== GOAL ==
Reproduce the listing below word for word, with no pictures.

== SOURCE DATA ==
****************

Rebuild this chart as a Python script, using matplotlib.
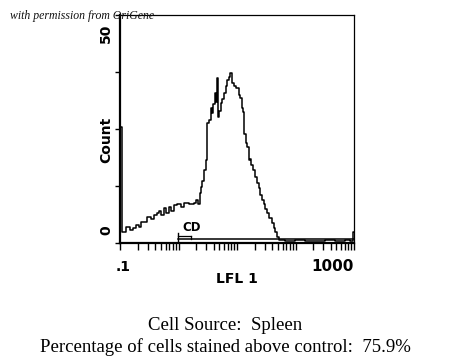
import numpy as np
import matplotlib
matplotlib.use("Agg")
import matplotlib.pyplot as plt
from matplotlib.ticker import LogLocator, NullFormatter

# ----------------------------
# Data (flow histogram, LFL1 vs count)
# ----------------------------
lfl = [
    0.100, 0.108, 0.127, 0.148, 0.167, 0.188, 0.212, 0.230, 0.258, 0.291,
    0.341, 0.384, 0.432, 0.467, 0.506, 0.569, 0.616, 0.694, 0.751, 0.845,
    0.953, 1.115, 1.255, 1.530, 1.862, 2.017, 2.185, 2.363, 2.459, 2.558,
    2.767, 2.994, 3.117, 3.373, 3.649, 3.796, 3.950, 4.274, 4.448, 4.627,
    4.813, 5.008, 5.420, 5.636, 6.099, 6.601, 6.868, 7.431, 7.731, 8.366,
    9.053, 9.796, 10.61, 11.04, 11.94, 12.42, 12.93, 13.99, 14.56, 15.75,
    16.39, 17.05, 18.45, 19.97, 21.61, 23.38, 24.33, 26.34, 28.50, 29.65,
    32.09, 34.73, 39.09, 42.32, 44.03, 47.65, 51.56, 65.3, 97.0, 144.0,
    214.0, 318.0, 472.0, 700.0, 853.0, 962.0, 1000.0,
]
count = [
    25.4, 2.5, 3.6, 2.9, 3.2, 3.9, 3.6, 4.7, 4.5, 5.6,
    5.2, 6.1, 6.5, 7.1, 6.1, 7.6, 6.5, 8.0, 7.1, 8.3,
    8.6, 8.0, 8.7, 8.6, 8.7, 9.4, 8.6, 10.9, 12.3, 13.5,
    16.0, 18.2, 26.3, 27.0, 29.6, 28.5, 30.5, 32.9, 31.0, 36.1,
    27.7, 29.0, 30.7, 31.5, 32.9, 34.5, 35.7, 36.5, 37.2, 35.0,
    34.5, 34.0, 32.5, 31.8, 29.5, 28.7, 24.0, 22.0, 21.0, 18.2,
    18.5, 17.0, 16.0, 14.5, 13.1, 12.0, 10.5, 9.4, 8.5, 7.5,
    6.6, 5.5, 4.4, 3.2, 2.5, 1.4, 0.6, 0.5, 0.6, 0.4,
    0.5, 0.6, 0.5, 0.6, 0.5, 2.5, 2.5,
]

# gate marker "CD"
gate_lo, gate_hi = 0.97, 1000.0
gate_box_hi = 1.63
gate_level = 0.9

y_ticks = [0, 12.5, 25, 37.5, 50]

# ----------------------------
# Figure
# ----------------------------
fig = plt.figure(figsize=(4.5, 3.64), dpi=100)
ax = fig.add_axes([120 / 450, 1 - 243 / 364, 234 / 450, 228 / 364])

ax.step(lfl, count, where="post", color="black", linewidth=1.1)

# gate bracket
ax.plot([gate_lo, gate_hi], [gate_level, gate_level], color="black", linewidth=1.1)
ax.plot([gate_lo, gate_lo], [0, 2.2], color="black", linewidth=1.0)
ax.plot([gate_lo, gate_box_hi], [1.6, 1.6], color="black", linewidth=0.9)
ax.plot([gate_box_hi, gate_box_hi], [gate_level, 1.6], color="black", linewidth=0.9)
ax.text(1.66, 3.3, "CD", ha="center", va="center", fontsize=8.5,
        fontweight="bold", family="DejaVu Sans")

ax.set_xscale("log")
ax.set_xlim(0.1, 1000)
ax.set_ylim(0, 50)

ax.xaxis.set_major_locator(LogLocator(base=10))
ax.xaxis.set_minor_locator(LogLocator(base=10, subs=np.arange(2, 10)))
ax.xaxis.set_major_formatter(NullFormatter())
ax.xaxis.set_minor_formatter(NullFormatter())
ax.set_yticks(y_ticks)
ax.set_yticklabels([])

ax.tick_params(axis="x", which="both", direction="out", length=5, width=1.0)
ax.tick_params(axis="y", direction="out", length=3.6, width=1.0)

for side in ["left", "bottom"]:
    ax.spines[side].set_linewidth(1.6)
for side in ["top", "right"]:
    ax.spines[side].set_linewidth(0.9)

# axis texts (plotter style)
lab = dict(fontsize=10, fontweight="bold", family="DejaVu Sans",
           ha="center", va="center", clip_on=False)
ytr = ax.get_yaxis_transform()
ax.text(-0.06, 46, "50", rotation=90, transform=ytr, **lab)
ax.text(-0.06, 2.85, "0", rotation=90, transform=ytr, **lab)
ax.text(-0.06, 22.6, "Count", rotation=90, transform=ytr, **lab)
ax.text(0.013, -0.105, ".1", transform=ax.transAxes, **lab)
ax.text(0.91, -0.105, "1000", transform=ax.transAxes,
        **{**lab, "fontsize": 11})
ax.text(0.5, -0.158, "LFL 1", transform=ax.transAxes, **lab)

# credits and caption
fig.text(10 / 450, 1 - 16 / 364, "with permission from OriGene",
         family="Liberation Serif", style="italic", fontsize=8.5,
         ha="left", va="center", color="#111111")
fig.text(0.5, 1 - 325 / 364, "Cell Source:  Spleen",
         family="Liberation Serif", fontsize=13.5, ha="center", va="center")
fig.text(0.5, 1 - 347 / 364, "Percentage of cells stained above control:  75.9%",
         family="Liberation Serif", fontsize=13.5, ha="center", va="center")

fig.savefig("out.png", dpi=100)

****************

== RESPONSE TO THIS EXERCISE ==
Rebuild this chart as a Python script, using matplotlib.
import numpy as np
import matplotlib
matplotlib.use("Agg")
import matplotlib.pyplot as plt
from matplotlib.ticker import LogLocator, NullFormatter

# ----------------------------
# Data (flow histogram, LFL1 vs count)
# ----------------------------
lfl = [
    0.100, 0.108, 0.127, 0.148, 0.167, 0.188, 0.212, 0.230, 0.258, 0.291,
    0.341, 0.384, 0.432, 0.467, 0.506, 0.569, 0.616, 0.694, 0.751, 0.845,
    0.953, 1.115, 1.255, 1.530, 1.862, 2.017, 2.185, 2.363, 2.459, 2.558,
    2.767, 2.994, 3.117, 3.373, 3.649, 3.796, 3.950, 4.274, 4.448, 4.627,
    4.813, 5.008, 5.420, 5.636, 6.099, 6.601, 6.868, 7.431, 7.731, 8.366,
    9.053, 9.796, 10.61, 11.04, 11.94, 12.42, 12.93, 13.99, 14.56, 15.75,
    16.39, 17.05, 18.45, 19.97, 21.61, 23.38, 24.33, 26.34, 28.50, 29.65,
    32.09, 34.73, 39.09, 42.32, 44.03, 47.65, 51.56, 65.3, 97.0, 144.0,
    214.0, 318.0, 472.0, 700.0, 853.0, 962.0, 1000.0,
]
count = [
    25.4, 2.5, 3.6, 2.9, 3.2, 3.9, 3.6, 4.7, 4.5, 5.6,
    5.2, 6.1, 6.5, 7.1, 6.1, 7.6, 6.5, 8.0, 7.1, 8.3,
    8.6, 8.0, 8.7, 8.6, 8.7, 9.4, 8.6, 10.9, 12.3, 13.5,
    16.0, 18.2, 26.3, 27.0, 29.6, 28.5, 30.5, 32.9, 31.0, 36.1,
    27.7, 29.0, 30.7, 31.5, 32.9, 34.5, 35.7, 36.5, 37.2, 35.0,
    34.5, 34.0, 32.5, 31.8, 29.5, 28.7, 24.0, 22.0, 21.0, 18.2,
    18.5, 17.0, 16.0, 14.5, 13.1, 12.0, 10.5, 9.4, 8.5, 7.5,
    6.6, 5.5, 4.4, 3.2, 2.5, 1.4, 0.6, 0.5, 0.6, 0.4,
    0.5, 0.6, 0.5, 0.6, 0.5, 2.5, 2.5,
]

# gate marker "CD"
gate_lo, gate_hi = 0.97, 1000.0
gate_box_hi = 1.63
gate_level = 0.9

y_ticks = [0, 12.5, 25, 37.5, 50]

# ----------------------------
# Figure
# ----------------------------
fig = plt.figure(figsize=(4.5, 3.64), dpi=100)
ax = fig.add_axes([120 / 450, 1 - 243 / 364, 234 / 450, 228 / 364])

ax.step(lfl, count, where="post", color="black", linewidth=1.1)

# gate bracket
ax.plot([gate_lo, gate_hi], [gate_level, gate_level], color="black", linewidth=1.1)
ax.plot([gate_lo, gate_lo], [0, 2.2], color="black", linewidth=1.0)
ax.plot([gate_lo, gate_box_hi], [1.6, 1.6], color="black", linewidth=0.9)
ax.plot([gate_box_hi, gate_box_hi], [gate_level, 1.6], color="black", linewidth=0.9)
ax.text(1.66, 3.3, "CD", ha="center", va="center", fontsize=8.5,
        fontweight="bold", family="DejaVu Sans")

ax.set_xscale("log")
ax.set_xlim(0.1, 1000)
ax.set_ylim(0, 50)

ax.xaxis.set_major_locator(LogLocator(base=10))
ax.xaxis.set_minor_locator(LogLocator(base=10, subs=np.arange(2, 10)))
ax.xaxis.set_major_formatter(NullFormatter())
ax.xaxis.set_minor_formatter(NullFormatter())
ax.set_yticks(y_ticks)
ax.set_yticklabels([])

ax.tick_params(axis="x", which="both", direction="out", length=5, width=1.0)
ax.tick_params(axis="y", direction="out", length=3.6, width=1.0)

for side in ["left", "bottom"]:
    ax.spines[side].set_linewidth(1.6)
for side in ["top", "right"]:
    ax.spines[side].set_linewidth(0.9)

# axis texts (plotter style)
lab = dict(fontsize=10, fontweight="bold", family="DejaVu Sans",
           ha="center", va="center", clip_on=False)
ytr = ax.get_yaxis_transform()
ax.text(-0.06, 46, "50", rotation=90, transform=ytr, **lab)
ax.text(-0.06, 2.85, "0", rotation=90, transform=ytr, **lab)
ax.text(-0.06, 22.6, "Count", rotation=90, transform=ytr, **lab)
ax.text(0.013, -0.105, ".1", transform=ax.transAxes, **lab)
ax.text(0.91, -0.105, "1000", transform=ax.transAxes,
        **{**lab, "fontsize": 11})
ax.text(0.5, -0.158, "LFL 1", transform=ax.transAxes, **lab)

# credits and caption
fig.text(10 / 450, 1 - 16 / 364, "with permission from OriGene",
         family="Liberation Serif", style="italic", fontsize=8.5,
         ha="left", va="center", color="#111111")
fig.text(0.5, 1 - 325 / 364, "Cell Source:  Spleen",
         family="Liberation Serif", fontsize=13.5, ha="center", va="center")
fig.text(0.5, 1 - 347 / 364, "Percentage of cells stained above control:  75.9%",
         family="Liberation Serif", fontsize=13.5, ha="center", va="center")

fig.savefig("out.png", dpi=100)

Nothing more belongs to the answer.